**Available data**

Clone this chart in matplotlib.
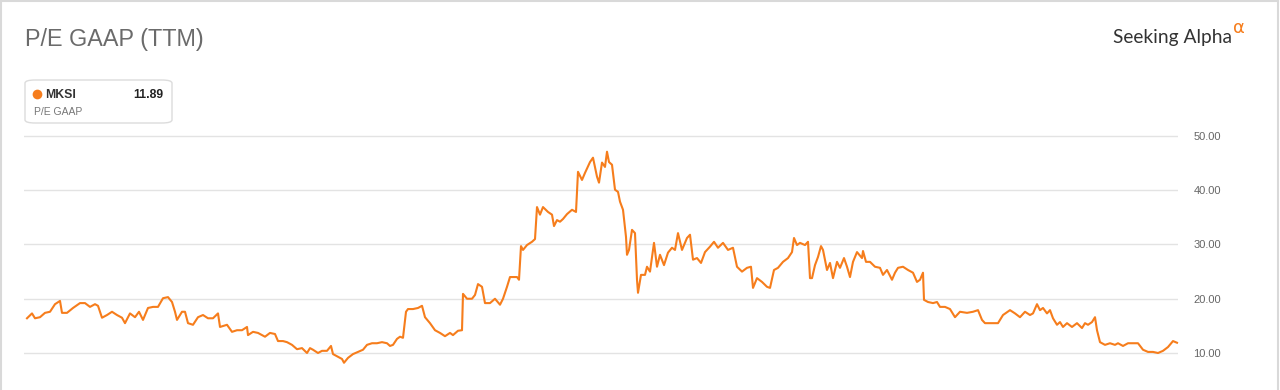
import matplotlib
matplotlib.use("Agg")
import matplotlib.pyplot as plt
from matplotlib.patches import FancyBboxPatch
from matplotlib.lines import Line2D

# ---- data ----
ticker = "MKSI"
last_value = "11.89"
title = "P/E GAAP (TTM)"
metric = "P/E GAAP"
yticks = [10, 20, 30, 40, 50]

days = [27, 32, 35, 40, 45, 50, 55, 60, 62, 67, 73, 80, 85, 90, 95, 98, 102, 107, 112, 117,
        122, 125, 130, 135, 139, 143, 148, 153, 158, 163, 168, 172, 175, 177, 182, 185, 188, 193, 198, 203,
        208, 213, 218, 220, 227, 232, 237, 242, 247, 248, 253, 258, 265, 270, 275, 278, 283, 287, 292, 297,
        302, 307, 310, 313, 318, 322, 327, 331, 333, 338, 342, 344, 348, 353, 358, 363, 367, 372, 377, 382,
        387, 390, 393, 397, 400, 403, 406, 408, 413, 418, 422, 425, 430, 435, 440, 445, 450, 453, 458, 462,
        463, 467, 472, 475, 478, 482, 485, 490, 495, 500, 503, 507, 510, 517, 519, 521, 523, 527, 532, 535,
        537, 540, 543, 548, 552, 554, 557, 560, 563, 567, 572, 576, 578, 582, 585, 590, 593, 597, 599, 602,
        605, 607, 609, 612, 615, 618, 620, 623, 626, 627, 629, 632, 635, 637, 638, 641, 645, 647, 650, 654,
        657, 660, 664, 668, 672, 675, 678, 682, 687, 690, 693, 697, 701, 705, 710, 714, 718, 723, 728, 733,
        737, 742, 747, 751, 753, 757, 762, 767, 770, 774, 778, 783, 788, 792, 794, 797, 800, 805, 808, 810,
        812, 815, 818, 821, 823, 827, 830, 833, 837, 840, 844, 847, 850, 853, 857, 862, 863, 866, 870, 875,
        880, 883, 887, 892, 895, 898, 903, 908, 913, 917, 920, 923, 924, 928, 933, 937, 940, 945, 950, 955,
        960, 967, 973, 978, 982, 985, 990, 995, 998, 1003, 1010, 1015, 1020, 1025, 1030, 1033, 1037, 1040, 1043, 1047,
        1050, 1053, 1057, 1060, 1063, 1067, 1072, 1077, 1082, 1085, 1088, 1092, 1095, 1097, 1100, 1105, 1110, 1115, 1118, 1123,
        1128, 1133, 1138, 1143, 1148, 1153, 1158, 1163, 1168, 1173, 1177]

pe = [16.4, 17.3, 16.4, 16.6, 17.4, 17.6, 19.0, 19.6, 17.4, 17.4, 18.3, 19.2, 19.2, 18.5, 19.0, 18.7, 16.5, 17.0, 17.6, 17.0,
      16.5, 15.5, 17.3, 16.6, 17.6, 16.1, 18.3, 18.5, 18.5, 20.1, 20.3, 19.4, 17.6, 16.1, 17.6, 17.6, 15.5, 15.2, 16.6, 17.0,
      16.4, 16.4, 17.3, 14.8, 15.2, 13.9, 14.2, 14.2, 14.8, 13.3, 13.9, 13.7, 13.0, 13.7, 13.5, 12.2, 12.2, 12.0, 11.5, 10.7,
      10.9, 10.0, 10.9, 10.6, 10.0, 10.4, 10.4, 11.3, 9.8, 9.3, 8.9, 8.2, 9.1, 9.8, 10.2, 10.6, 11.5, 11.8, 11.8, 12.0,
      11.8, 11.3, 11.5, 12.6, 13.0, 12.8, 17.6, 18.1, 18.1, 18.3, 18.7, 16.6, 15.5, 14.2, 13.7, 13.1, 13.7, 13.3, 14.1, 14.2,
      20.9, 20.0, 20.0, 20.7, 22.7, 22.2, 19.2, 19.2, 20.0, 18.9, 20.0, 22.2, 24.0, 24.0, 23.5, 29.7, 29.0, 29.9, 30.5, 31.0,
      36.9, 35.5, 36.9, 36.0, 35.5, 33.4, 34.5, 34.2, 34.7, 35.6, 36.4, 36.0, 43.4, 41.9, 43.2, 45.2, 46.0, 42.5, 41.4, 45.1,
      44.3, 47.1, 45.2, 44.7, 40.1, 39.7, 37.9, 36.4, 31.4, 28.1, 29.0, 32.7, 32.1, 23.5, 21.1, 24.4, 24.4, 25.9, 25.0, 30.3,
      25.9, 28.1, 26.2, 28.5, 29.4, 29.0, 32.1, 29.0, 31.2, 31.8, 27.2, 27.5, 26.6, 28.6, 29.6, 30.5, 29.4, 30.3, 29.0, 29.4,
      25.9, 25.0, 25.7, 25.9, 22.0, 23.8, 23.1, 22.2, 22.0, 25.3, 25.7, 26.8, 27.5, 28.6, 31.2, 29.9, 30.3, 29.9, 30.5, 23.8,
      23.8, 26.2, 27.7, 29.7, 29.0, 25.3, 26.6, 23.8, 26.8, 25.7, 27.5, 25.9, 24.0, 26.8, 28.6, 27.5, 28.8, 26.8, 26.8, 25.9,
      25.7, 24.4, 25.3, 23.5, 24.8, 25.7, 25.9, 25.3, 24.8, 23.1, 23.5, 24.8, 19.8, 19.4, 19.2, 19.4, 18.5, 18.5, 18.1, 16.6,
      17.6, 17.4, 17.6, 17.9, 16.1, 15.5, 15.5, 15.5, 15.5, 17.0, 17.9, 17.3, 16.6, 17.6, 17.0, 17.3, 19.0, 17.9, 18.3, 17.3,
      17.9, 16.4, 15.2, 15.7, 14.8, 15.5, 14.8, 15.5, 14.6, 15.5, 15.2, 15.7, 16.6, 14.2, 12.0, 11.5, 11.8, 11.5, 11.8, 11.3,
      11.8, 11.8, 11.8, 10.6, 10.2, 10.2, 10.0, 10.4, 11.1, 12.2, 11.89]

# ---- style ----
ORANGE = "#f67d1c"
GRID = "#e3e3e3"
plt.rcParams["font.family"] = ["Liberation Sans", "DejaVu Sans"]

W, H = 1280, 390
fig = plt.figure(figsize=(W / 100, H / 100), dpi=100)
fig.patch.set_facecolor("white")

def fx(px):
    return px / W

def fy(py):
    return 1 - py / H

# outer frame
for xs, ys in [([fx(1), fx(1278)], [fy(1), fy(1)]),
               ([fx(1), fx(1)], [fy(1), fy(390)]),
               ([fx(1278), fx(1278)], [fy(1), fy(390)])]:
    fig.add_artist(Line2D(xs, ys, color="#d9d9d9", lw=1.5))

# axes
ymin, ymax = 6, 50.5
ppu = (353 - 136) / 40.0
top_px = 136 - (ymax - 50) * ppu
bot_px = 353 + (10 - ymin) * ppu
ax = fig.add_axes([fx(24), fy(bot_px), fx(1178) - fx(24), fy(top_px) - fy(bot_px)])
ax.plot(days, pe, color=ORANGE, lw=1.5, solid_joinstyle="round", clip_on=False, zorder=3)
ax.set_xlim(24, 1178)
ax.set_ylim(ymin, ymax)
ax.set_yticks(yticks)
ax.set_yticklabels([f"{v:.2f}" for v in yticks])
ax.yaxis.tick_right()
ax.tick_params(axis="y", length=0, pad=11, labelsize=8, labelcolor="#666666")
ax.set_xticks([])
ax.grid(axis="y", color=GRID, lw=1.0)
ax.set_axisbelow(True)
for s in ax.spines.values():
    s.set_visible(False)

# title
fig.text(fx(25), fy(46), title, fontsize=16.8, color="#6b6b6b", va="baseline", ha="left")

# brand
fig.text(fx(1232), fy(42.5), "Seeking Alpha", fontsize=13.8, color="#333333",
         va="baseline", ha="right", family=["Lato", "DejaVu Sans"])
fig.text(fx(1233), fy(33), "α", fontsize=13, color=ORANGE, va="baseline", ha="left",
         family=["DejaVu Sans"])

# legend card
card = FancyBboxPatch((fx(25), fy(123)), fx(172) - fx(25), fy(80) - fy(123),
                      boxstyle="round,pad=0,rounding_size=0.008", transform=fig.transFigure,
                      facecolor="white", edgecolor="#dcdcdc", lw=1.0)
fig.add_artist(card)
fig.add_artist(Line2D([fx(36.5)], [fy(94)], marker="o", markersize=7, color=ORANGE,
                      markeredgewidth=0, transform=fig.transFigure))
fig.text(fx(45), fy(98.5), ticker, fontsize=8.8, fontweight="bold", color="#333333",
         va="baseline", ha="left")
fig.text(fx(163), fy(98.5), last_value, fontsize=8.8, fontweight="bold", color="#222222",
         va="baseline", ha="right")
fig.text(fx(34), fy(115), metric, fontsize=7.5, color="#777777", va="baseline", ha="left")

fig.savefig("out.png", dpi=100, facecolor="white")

**Directive**
Everything from the top line of the data down to and including the line with "yticks = [10, 20, 30, 40, 50]" is to be copied, except the pictures.

**Answer in full**
Clone this chart in matplotlib.
import matplotlib
matplotlib.use("Agg")
import matplotlib.pyplot as plt
from matplotlib.patches import FancyBboxPatch
from matplotlib.lines import Line2D

# ---- data ----
ticker = "MKSI"
last_value = "11.89"
title = "P/E GAAP (TTM)"
metric = "P/E GAAP"
yticks = [10, 20, 30, 40, 50]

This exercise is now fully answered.